→ **STATED PROBLEM**
Only the number is wanted: count the lines in the data with "matplotlib" in them.

→ **INFORMATION PROVIDED**
^^^^^^^^^^^^^^^^
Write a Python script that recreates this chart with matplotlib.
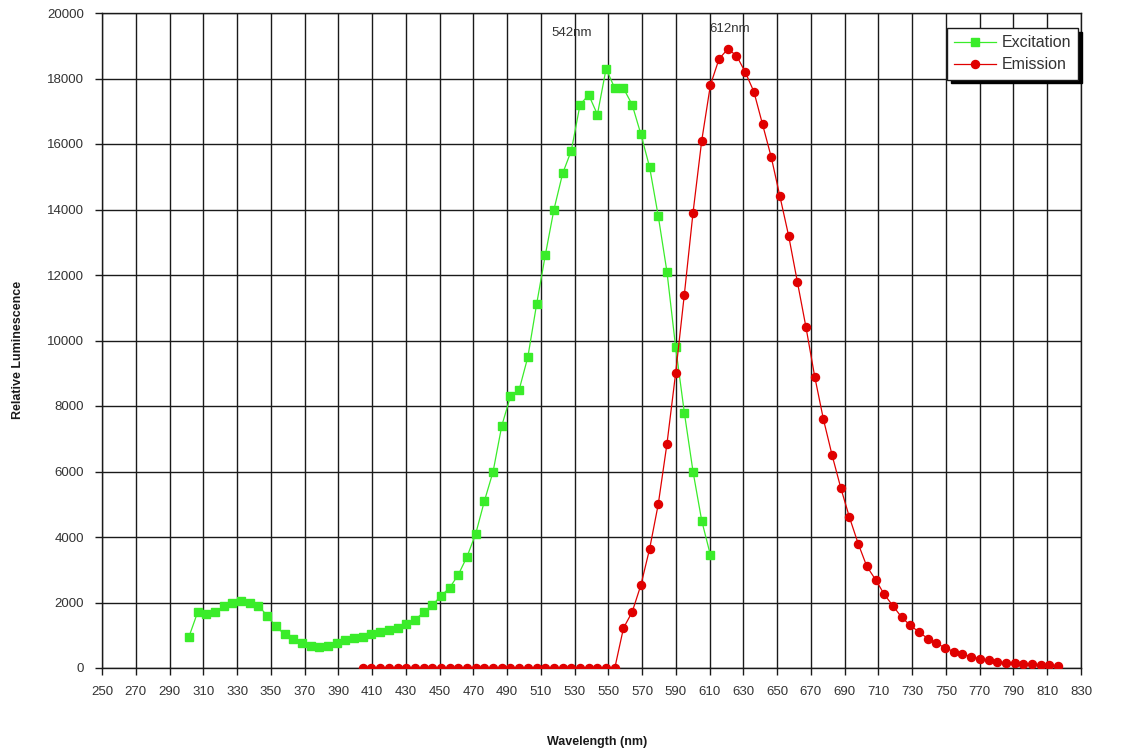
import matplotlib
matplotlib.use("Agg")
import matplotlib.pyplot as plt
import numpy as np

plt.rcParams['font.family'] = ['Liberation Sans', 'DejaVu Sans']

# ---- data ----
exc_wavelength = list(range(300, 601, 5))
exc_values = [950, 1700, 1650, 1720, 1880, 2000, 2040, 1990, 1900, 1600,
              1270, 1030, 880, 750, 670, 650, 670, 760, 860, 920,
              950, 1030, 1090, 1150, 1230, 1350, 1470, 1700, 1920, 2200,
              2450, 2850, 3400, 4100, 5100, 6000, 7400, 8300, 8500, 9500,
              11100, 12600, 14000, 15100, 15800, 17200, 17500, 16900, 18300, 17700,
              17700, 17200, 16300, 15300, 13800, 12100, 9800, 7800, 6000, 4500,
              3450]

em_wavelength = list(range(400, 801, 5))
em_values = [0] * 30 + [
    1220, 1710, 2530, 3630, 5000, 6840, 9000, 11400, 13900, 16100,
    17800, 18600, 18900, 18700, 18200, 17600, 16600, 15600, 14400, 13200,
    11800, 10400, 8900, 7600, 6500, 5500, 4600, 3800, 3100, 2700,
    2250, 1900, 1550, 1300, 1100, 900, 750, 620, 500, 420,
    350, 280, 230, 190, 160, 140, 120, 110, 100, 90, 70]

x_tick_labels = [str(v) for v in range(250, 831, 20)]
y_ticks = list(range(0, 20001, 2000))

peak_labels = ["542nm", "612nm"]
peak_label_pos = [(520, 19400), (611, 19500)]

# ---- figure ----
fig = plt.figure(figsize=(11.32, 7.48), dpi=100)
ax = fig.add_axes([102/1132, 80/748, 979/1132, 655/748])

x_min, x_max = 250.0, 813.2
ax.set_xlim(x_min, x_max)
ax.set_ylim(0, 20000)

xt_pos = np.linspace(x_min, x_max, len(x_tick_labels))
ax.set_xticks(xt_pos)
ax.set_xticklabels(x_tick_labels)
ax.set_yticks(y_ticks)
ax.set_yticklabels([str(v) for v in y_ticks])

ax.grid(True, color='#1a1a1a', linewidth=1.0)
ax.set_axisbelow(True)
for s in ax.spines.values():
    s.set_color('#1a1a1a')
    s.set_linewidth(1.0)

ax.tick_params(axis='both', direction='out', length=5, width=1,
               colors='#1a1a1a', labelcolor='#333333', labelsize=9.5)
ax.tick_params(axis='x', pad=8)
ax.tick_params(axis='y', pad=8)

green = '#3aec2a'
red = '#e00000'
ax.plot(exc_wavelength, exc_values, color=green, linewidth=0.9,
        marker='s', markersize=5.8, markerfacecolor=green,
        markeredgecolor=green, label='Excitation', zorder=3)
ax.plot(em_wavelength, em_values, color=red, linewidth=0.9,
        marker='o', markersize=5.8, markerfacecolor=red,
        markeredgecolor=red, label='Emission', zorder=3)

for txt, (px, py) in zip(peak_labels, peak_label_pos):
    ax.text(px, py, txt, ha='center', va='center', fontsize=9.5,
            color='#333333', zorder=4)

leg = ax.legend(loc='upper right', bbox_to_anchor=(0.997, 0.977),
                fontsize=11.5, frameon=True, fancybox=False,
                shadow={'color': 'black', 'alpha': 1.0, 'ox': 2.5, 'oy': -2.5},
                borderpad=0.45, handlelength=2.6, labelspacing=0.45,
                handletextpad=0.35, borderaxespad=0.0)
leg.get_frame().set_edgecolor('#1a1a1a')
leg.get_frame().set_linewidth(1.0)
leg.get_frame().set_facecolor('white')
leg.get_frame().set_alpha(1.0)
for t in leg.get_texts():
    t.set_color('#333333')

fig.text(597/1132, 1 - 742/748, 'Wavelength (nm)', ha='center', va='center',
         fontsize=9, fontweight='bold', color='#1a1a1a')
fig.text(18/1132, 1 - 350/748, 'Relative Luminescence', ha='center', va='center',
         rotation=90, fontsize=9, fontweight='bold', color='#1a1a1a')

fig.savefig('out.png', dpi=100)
^^^^^^^^^^^^^^^^
→ **RESPONSE BELOW**
4